[start of STORED DATA]

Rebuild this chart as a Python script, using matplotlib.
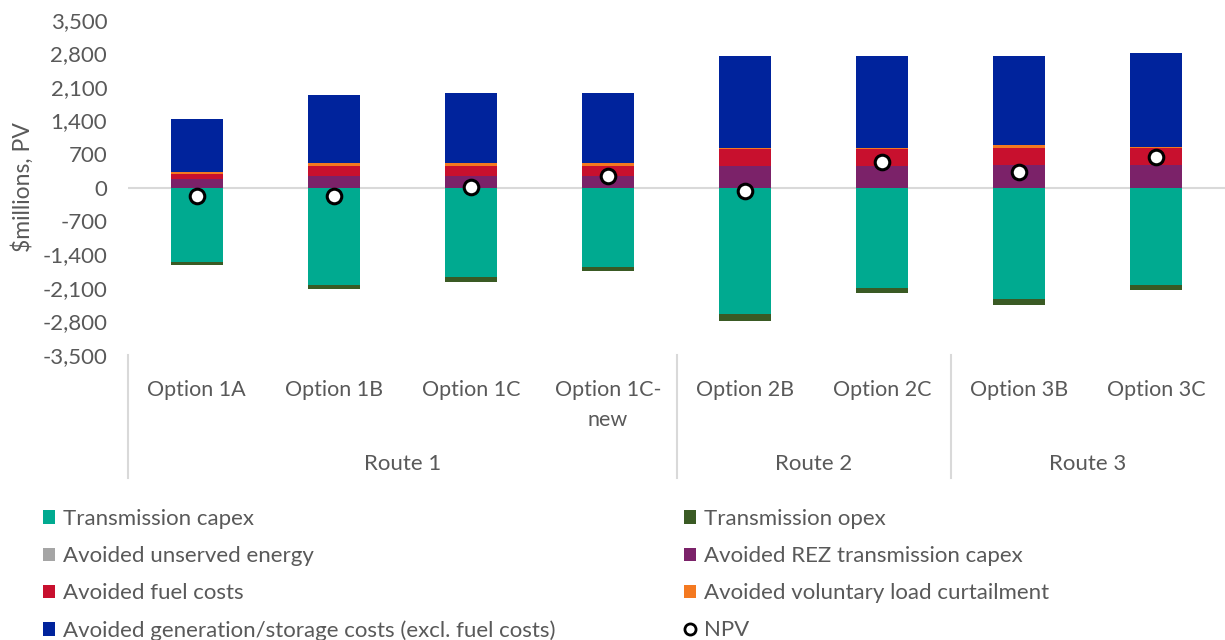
import matplotlib.pyplot as plt
import matplotlib.transforms as mtransforms
from matplotlib.patches import Patch
from matplotlib.lines import Line2D
from matplotlib.ticker import FuncFormatter, MultipleLocator

plt.rcParams['font.family'] = ['Lato', 'DejaVu Sans']

# data, $millions PV
options = ["Option 1A", "Option 1B", "Option 1C", "Option 1C-\nnew",
           "Option 2B", "Option 2C", "Option 3B", "Option 3C"]
routes = ["Route 1", "Route 2", "Route 3"]
route_sizes = [4, 2, 2]

capex = [-1550, -2030, -1875, -1660, -2650, -2090, -2330, -2035]
opex = [-60, -95, -90, -90, -140, -110, -115, -110]
unserved = [0, 0, 0, 0, 0, 0, 0, 0]
rez = [180, 235, 235, 235, 444, 444, 479, 479]
fuel = [105, 215, 215, 215, 360, 360, 347, 347]
voluntary = [35, 55, 55, 55, 20, 20, 55, 30]
generation = [1120, 1437, 1480, 1480, 1930, 1930, 1875, 1950]
npv = [-175, -175, 20, 235, -70, 533, 319, 637]

grey_txt = '#595959'
colors = {
    'capex': '#00AA90',
    'opex': '#3A5A24',
    'unserved': '#A5A5A5',
    'rez': '#7B2269',
    'fuel': '#C8102E',
    'voluntary': '#F47920',
    'generation': '#00239C',
}

fig = plt.figure(figsize=(12.25, 6.4), dpi=100)
ax = fig.add_axes([128 / 1225, 1 - 355 / 640, 1 - 128 / 1225, 335 / 640])

x = list(range(len(options)))
w = 0.38

# negative side
ax.bar(x, capex, w, color=colors['capex'], zorder=2)
ax.bar(x, opex, w, bottom=capex, color=colors['opex'], zorder=2)

# positive side
bottom = [0] * len(x)
for key, vals in [('rez', rez), ('unserved', unserved), ('fuel', fuel),
                  ('voluntary', voluntary), ('generation', generation)]:
    ax.bar(x, vals, w, bottom=bottom, color=colors[key], zorder=2)
    bottom = [b + v for b, v in zip(bottom, vals)]

ax.scatter(x, npv, s=110, facecolor='white', edgecolor='black',
           linewidth=2.2, zorder=4)

ax.axhline(0, color='#D9D9D9', linewidth=1.5, zorder=1)

ax.set_xlim(-0.5, len(options) - 0.5)
ax.set_ylim(-3500, 3500)
ax.yaxis.set_major_locator(MultipleLocator(700))
ax.yaxis.set_major_formatter(FuncFormatter(lambda v, p: '{:,.0f}'.format(v)))
for s in ax.spines.values():
    s.set_visible(False)
ax.tick_params(axis='y', length=0, labelsize=16, colors=grey_txt, pad=15)
ax.tick_params(axis='x', length=0, labelsize=15.5, colors=grey_txt, pad=18)
ax.set_xticks(x)
ax.set_xticklabels(options, linespacing=1.6)
ax.set_ylabel('$millions, PV', fontsize=16.5, color=grey_txt)
ax.yaxis.set_label_coords(-0.086, 0.5)

# multi-level category axis
trans = mtransforms.blended_transform_factory(ax.transData, ax.transAxes)
edges = [-0.5]
for n in route_sizes:
    edges.append(edges[-1] + n)
for e in edges[:-1]:
    ax.plot([e, e], [0, -0.367], transform=trans, color='#D9D9D9',
            linewidth=1.5, clip_on=False)
for i, r in enumerate(routes):
    ax.text((edges[i] + edges[i + 1]) / 2, -0.325, r, transform=trans,
            ha='center', va='center', fontsize=16, color=grey_txt)

# legend, two columns
def sq(c):
    return Patch(facecolor=c, edgecolor='none')

left_items = [(sq(colors['capex']), 'Transmission capex'),
              (sq(colors['unserved']), 'Avoided unserved energy'),
              (sq(colors['fuel']), 'Avoided fuel costs'),
              (sq(colors['generation']),
               'Avoided generation/storage costs (excl. fuel costs)')]
right_items = [(sq(colors['opex']), 'Transmission opex'),
               (sq(colors['rez']), 'Avoided REZ transmission capex'),
               (sq(colors['voluntary']), 'Avoided voluntary load curtailment'),
               (Line2D([], [], marker='o', linestyle='none',
                       markerfacecolor='white', markeredgecolor='black',
                       markeredgewidth=2, markersize=8), 'NPV')]

for items, xpos in [(left_items, 43 / 1225), (right_items, 684 / 1225)]:
    leg = fig.legend([h for h, _ in items], [t for _, t in items],
                     loc='upper left', bbox_to_anchor=(xpos, 1 - 509 / 640),
                     frameon=False, fontsize=16, handlelength=0.55,
                     handleheight=0.55, handletextpad=0.36, labelspacing=0.77,
                     borderaxespad=0, borderpad=0)
    for t in leg.get_texts():
        t.set_color(grey_txt)

fig.savefig('out.png', dpi=100)
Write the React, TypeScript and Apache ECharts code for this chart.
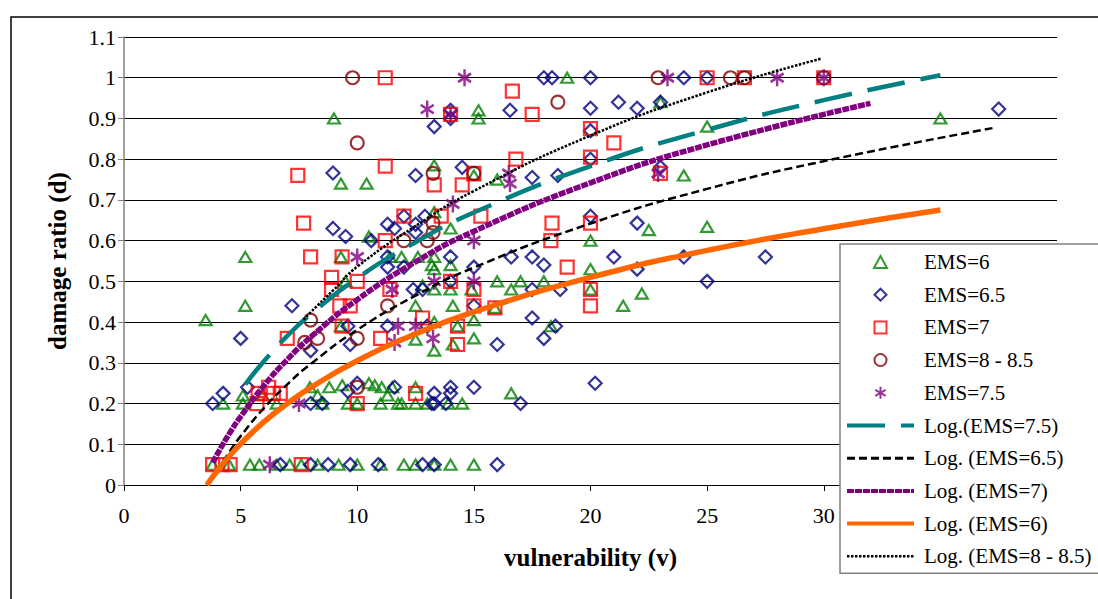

[end of STORED DATA]

Filter the records above and return every line that holds the word "chart".

Rebuild this chart as a Python script, using matplotlib.
Write the React, TypeScript and Apache ECharts code for this chart.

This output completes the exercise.